Baseball’s territorial blackouts, the scourge of so many frustrated television and streaming-video viewers, will be eliminated for the 2009 season if Major League Baseball’s executive council follows suggestions president Bob DuPuy plans on presenting next week.
At the owners’ meetings Wednesday, DuPuy said he will propose that if a team is not broadcasting in a geographic location for at least one season, it loses the right to black out games in that area. Gone would be the blackouts that prevent folks in Iowa and Las Vegas from seeing as many as six games each night and have caused viewing havoc throughout the country.
“I see no reason why there ought to be so many clubs able to black out in those territories,” DuPuy said. “That’s my intention. That’s my goal. I didn’t get any pushback. The whole thing is about making the game more popular and available.”
Such an idea clashes with the current territorial-rights rules, drawn up in the 1960s to gerrymander each team a specific area in which it could build its fan base. The rules have lagged behind the technology of the Extra Innings package and MLB.tv, both of which offer every game only to black out tens of millions of potential viewers nightly.

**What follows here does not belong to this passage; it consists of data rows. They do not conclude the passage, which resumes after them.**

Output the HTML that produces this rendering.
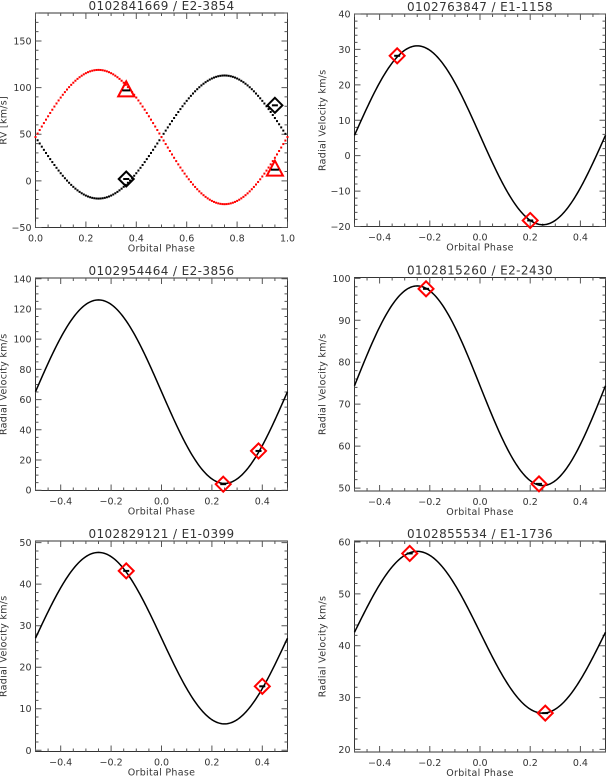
<!DOCTYPE html>
<html><head><meta charset="utf-8"><style>
body{margin:0;background:#fff;}
svg{display:block;font-family:"DejaVu Sans","Liberation Sans",sans-serif;}
text{fill:#333;}
</style></head><body>
<svg id="c" width="607" height="777" viewBox="0 0 607 777"></svg>
<script>
// Panel 1 (double-lined)
const p1Phase = [0.36, 0.95];
const p1Primary = [2, 81];
const p1Secondary = [97, 12];
const p1Gamma = [47, 47];
const p1K = [66, 72];
// Single-lined panels
const titles = ["0102763847 / E1-1158","0102954464 / E2-3856","0102815260 / E2-2430","0102829121 / E1-0399","0102855534 / E1-1736"];
const gammas = [5.75, 65.25, 74.4, 27.0, 42.6];
const amps = [25.25, 60.75, 23.8, 20.65, 15.6];
const obsPhase = [[-0.33,0.20],[0.245,0.385],[-0.215,0.235],[-0.14,0.40],[-0.28,0.26]];
const obsRV = [[28.2,-18.3],[4.0,26.0],[97.5,51.0],[43.2,15.4],[57.8,27.0]];
const yTicks = [[-20,-10,0,10,20,30,40],[0,20,40,60,80,100,120,140],[50,60,70,80,90,100],[0,10,20,30,40,50],[20,30,40,50,60]];
const xTicks = [-0.4,-0.2,0.0,0.2,0.4];
const p1XTicks = [0.0,0.2,0.4,0.6,0.8,1.0];
const p1YTicks = [-50,0,50,100,150];

const NS="http://www.w3.org/2000/svg";
const svg=document.getElementById('c');
function el(t,a,p){const e=document.createElementNS(NS,t);for(const k in a)e.setAttribute(k,a[k]);(p||svg).appendChild(e);return e;}

const boxes=[
 {x0:35.5,x1:287.5,y0:13,y1:227.5,xmin:0,xmax:1,ymin:-50,ymax:180,xminor:0.05,yminor:10},
 {x0:354.5,x1:605.5,y0:14,y1:226.5,xmin:-0.5,xmax:0.5,ymin:-20,ymax:40,xminor:0.05,yminor:2},
 {x0:35.5,x1:287.5,y0:278,y1:490.5,xmin:-0.5,xmax:0.5,ymin:-0.2,ymax:140.5,xminor:0.05,yminor:5},
 {x0:354.5,x1:605.5,y0:277.5,y1:491,xmin:-0.5,xmax:0.5,ymin:49.3,ymax:100.2,xminor:0.05,yminor:2},
 {x0:35.5,x1:287.5,y0:541,y1:751.5,xmin:-0.5,xmax:0.5,ymin:-0.3,ymax:50.4,xminor:0.05,yminor:2},
 {x0:354.5,x1:605.5,y0:541,y1:752,xmin:-0.5,xmax:0.5,ymin:19.5,ymax:60.2,xminor:0.05,yminor:2}
];
function sx(b,v){return b.x0+(v-b.xmin)/(b.xmax-b.xmin)*(b.x1-b.x0);}
function sy(b,v){return b.y1-(v-b.ymin)/(b.ymax-b.ymin)*(b.y1-b.y0);}

function axes(b,i,title,xt,yt,ytitle){
  const g=el('g',{});
  
  
  const r=el('rect',{x:b.x0,y:b.y0,width:b.x1-b.x0,height:b.y1-b.y0,fill:'none',stroke:'#333','stroke-width':1},g);
  
  
  const cx=(b.x0+b.x1)/2;
  const t=el('text',{x:cx,y:b.y0-3,'text-anchor':'middle','font-size':12,'letter-spacing':0.4},g);t.textContent=title;
  
  
  const xt2=el('text',{x:cx,y:b.y1+24,'text-anchor':'middle','font-size':9.5,'letter-spacing':0.3},g);xt2.textContent='Orbital Phase';
  
  
  const yx=b.x0-29, yy=(b.y0+b.y1)/2;
  const yt2=el('text',{x:yx,y:yy,'text-anchor':'middle','font-size':9.5,'letter-spacing':0.3,transform:`rotate(-90 ${yx} ${yy})`},g);yt2.textContent=ytitle;
  
  
  let d='';
  for(let v=b.xmin;v<=b.xmax+1e-9;v+=b.xminor){const x=sx(b,v);d+=`M${x} ${b.y1}v-3M${x} ${b.y0}v3`;}
  for(let v=Math.ceil(b.ymin/b.yminor)*b.yminor;v<=b.ymax+1e-9;v+=b.yminor){const y=sy(b,v);d+=`M${b.x0} ${y}h3M${b.x1} ${y}h-3`;}
  xt.forEach(v=>{const x=sx(b,v);d+=`M${x} ${b.y1}v-6M${x} ${b.y0}v6`;
    const l=el('text',{x:x,y:b.y1+14,'text-anchor':'middle','font-size':9.5},g);l.textContent=v.toFixed(1).replace('-','\u2212');
    
    });
  yt.forEach(v=>{const y=sy(b,v);d+=`M${b.x0} ${y}h6M${b.x1} ${y}h-6`;
    const l=el('text',{x:b.x0-4,y:y+3.5,'text-anchor':'end','font-size':9.5},g);l.textContent=String(v).replace('-','\u2212');
    
    });
  const tk=el('path',{d:d,stroke:'#555','stroke-width':1,fill:'none'},g);
  
  
  return g;
}
function diamond(g,x,y,col){
  const s=7.5;
  const m=el('path',{d:`M${x} ${y-s}L${x+s} ${y}L${x} ${y+s}L${x-s} ${y}Z`,fill:'none',stroke:col,'stroke-width':2},g);
  
  
  const e=el('path',{d:`M${x-3} ${y}h6`,stroke:'#000','stroke-width':2},g);
  
  
}
function triangle(g,x,y){
  const m=el('path',{d:`M${x} ${y-9}L${x+8} ${y+6}L${x-8} ${y+6}Z`,fill:'none',stroke:'#f00','stroke-width':2},g);
  
  
  const e=el('path',{d:`M${x-4} ${y}h8`,stroke:'#000','stroke-width':2},g);
  
  
}

{
  const b=boxes[0];
  const g=axes(b,0,"0102841669 / E2-3854",p1XTicks,p1YTicks,"RV [km/s]");
  const N=120;
  for(let s=0;s<2;s++){
    const col=s===0?'#000':'#f00', sign=s===0?-1:1;
    for(let i=0;i<=N;i++){
      const ph=i/N;
      const v=p1Gamma[s]+sign*p1K[s]*Math.sin(2*Math.PI*ph);
      const c=el('rect',{x:sx(b,ph)-1,y:sy(b,v)-1,width:2,height:2,fill:col},g);
      
      
    }
  }
  p1Phase.forEach((ph,i)=>{diamond(g,sx(b,ph),sy(b,p1Primary[i]),'#000');});
  p1Phase.forEach((ph,i)=>{triangle(g,sx(b,ph),sy(b,p1Secondary[i]));});
}
for(let p=0;p<5;p++){
  const b=boxes[p+1];
  const g=axes(b,p+1,titles[p],xTicks,yTicks[p],"Radial Velocity km/s");
  let d='';
  for(let i=0;i<=200;i++){
    const ph=-0.5+i/200;
    const v=gammas[p]-amps[p]*Math.sin(2*Math.PI*ph);
    d+=(i?'L':'M')+sx(b,ph).toFixed(2)+' '+sy(b,v).toFixed(2);
  }
  const c=el('path',{d:d,fill:'none',stroke:'#000','stroke-width':1.5},g);
  
  
  obsPhase[p].forEach((ph,i)=>diamond(g,sx(b,ph),sy(b,obsRV[p][i]),'#f00'));
}
</script>
</body></html>
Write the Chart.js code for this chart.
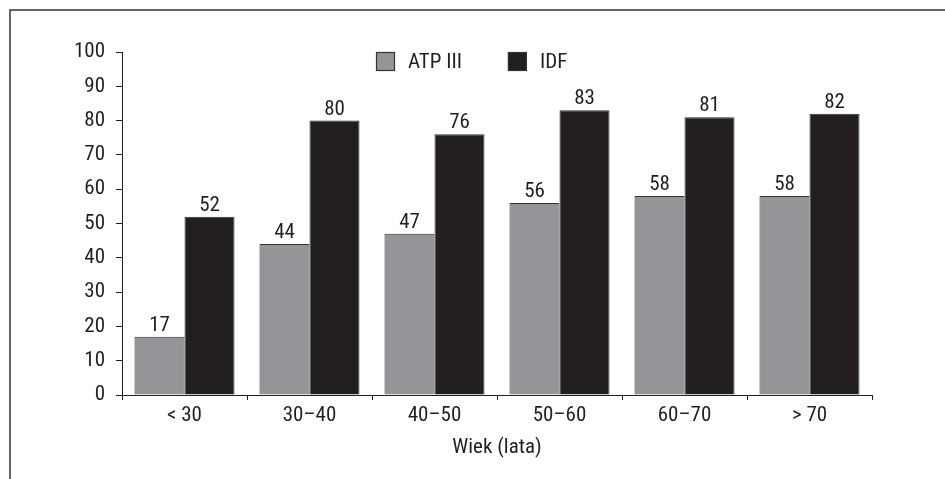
<!DOCTYPE html>
<html>
<head>
<meta charset="utf-8">
<script src="https://cdn.jsdelivr.net/npm/chart.js@4/dist/chart.umd.min.js"></script>
<style>
  html, body { margin: 0; padding: 0; background: #ffffff; }
  canvas { display: block; }
</style>
</head>
<body>
<canvas id="chart" width="945" height="479"></canvas>
<script>
// Age groups and prevalence (%) by definition
const categories = ['< 30', '30\u201340', '40\u201350', '50\u201360', '60\u201370', '> 70'];
const atpValues = [17, 44, 47, 56, 58, 58];
const idfValues = [52, 80, 76, 83, 81, 82];
const yTicks = [0, 10, 20, 30, 40, 50, 60, 70, 80, 90, 100];
const seriesNames = ['ATP III', 'IDF'];
const axisTitle = 'Wiek (lata)';

const INK = '#231f20';
const GREY = '#939598';
const FONT = "'Roboto Condensed', 'Liberation Sans', Arial, sans-serif";
const FONT_SIZE = 21;

// Outer frame (top and left edges visible)
const framePlugin = {
  id: 'frame',
  beforeDraw(chart) {
    const ctx = chart.ctx;
    ctx.save();
    ctx.strokeStyle = '#333333';
    ctx.lineWidth = 1.5;
    ctx.beginPath();
    ctx.moveTo(10, chart.height + 2);
    ctx.lineTo(10, 10);
    ctx.lineTo(chart.width + 2, 10);
    ctx.stroke();
    ctx.restore();
  }
};

// Value labels above each bar
const valueLabels = {
  id: 'valueLabels',
  afterDatasetsDraw(chart) {
    const ctx = chart.ctx;
    ctx.save();
    ctx.fillStyle = INK;
    ctx.font = FONT_SIZE + 'px ' + FONT;
    ctx.textAlign = 'center';
    ctx.textBaseline = 'alphabetic';
    chart.data.datasets.forEach((ds, i) => {
      const meta = chart.getDatasetMeta(i);
      meta.data.forEach((bar, j) => {
        ctx.fillText(String(ds.data[j]), bar.x, bar.y - 6);
      });
    });
    ctx.restore();
  }
};

// Legend drawn inside the plot area, top centre
const innerLegend = {
  id: 'innerLegend',
  afterDraw(chart) {
    const ctx = chart.ctx;
    const area = chart.chartArea;
    const box = 19;
    const gap = 13;
    const spacing = 46;
    ctx.save();
    ctx.font = FONT_SIZE + 'px ' + FONT;
    ctx.textBaseline = 'middle';
    ctx.textAlign = 'left';
    let x = area.left + 254;
    const y = area.top;
    chart.data.datasets.forEach((ds) => {
      ctx.fillStyle = ds.backgroundColor;
      ctx.fillRect(x, y, box, box);
      ctx.strokeStyle = '#333333';
      ctx.lineWidth = 1.2;
      ctx.strokeRect(x + 0.5, y + 0.5, box - 1, box - 1);
      ctx.fillStyle = INK;
      ctx.fillText(ds.label, x + box + gap, y + box / 2 + 1);
      x += box + gap + ctx.measureText(ds.label).width + spacing;
    });
    ctx.restore();
  }
};

new Chart(document.getElementById('chart'), {
  type: 'bar',
  data: {
    labels: categories,
    datasets: [
      {
        label: seriesNames[0],
        data: atpValues,
        backgroundColor: GREY,
        borderColor: '#333333',
        borderWidth: 1,
        categoryPercentage: 0.8,
        barPercentage: 1.0
      },
      {
        label: seriesNames[1],
        data: idfValues,
        backgroundColor: INK,
        borderColor: '#333333',
        borderWidth: 1,
        categoryPercentage: 0.8,
        barPercentage: 1.0
      }
    ]
  },
  options: {
    responsive: false,
    devicePixelRatio: 1,
    animation: false,
    layout: { padding: { left: 0, right: 73, top: 52, bottom: 0 } },
    plugins: {
      legend: { display: false },
      tooltip: { enabled: false },
      title: { display: false }
    },
    scales: {
      x: {
        type: 'category',
        offset: true,
        grid: {
          offset: true,
          drawOnChartArea: false,
          drawTicks: true,
          tickLength: 5,
          color: INK,
          lineWidth: 1
        },
        border: { display: true, color: INK, width: 1 },
        ticks: {
          color: INK,
          font: { family: FONT, size: FONT_SIZE },
          padding: 3,
          maxRotation: 0
        },
        title: {
          display: true,
          text: axisTitle,
          color: INK,
          font: { family: FONT, size: FONT_SIZE },
          padding: { top: 0, bottom: 19 }
        },
        afterFit(scale) { scale.height = 84; }
      },
      y: {
        min: 0,
        max: 100,
        afterBuildTicks(scale) {
          scale.ticks = yTicks.map(v => ({ value: v }));
        },
        grid: {
          drawOnChartArea: false,
          drawTicks: true,
          tickLength: 6,
          color: INK,
          lineWidth: 1
        },
        border: { display: true, color: INK, width: 1 },
        ticks: {
          color: INK,
          font: { family: FONT, size: FONT_SIZE },
          padding: 11
        },
        afterFit(scale) { scale.width = 122; }
      }
    }
  },
  plugins: [framePlugin, valueLabels, innerLegend]
});
</script>
</body>
</html>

While cities with teams rarely are affected – a local affiliate, such as the YES Network with the Yankees or New England Sports Network in Boston, usually carries a majority of games in major-metropolitan areas – ones on the periphery often suffer. Las Vegas, for example, is at least a four-hour drive from Los Angeles, Phoenix, Oakland, San Francisco and San Diego, yet games played by teams in those cities are blacked out. No Las Vegas cable company regularly broadcasts any of those teams’ games.
Under DuPuy’s suggestion, Las Vegas could not be claimed as part of any of those teams’ territory unless a team’s slate of games was carried by at least one local broadcast operator. If not, that team’s games would be available in out-of-market packages such as Extra Innings and MLB.tv.
The biggest issue, DuPuy said, concerned so-called “haircut provisions.” Because television contracts tie advertising dollars to audience size, any potential shift in a coverage area could trigger issues. DuPuy’s staff pored over the 30 teams’ local television contracts last week and has yet to determine how potential conflicts would affect his plan.Not all blackouts will vanish under DuPuy’s plan. The blackout of Saturday afternoon games on Fox, which is part of MLB’s nearly $700 million annually in TV contracts, will remain. That blackout, as opposed to territorial rights ones, was for sale.
And while that’s no solace, the specter of teams in blacked-out areas finally having the curtain lifted is promising. With the MLB Network set to launch in 2009, there is incentive to get all television properties in working order.
“I would like to think that if we increase the popularity of baseball,” DuPuy said, “it ends up being a good thing.”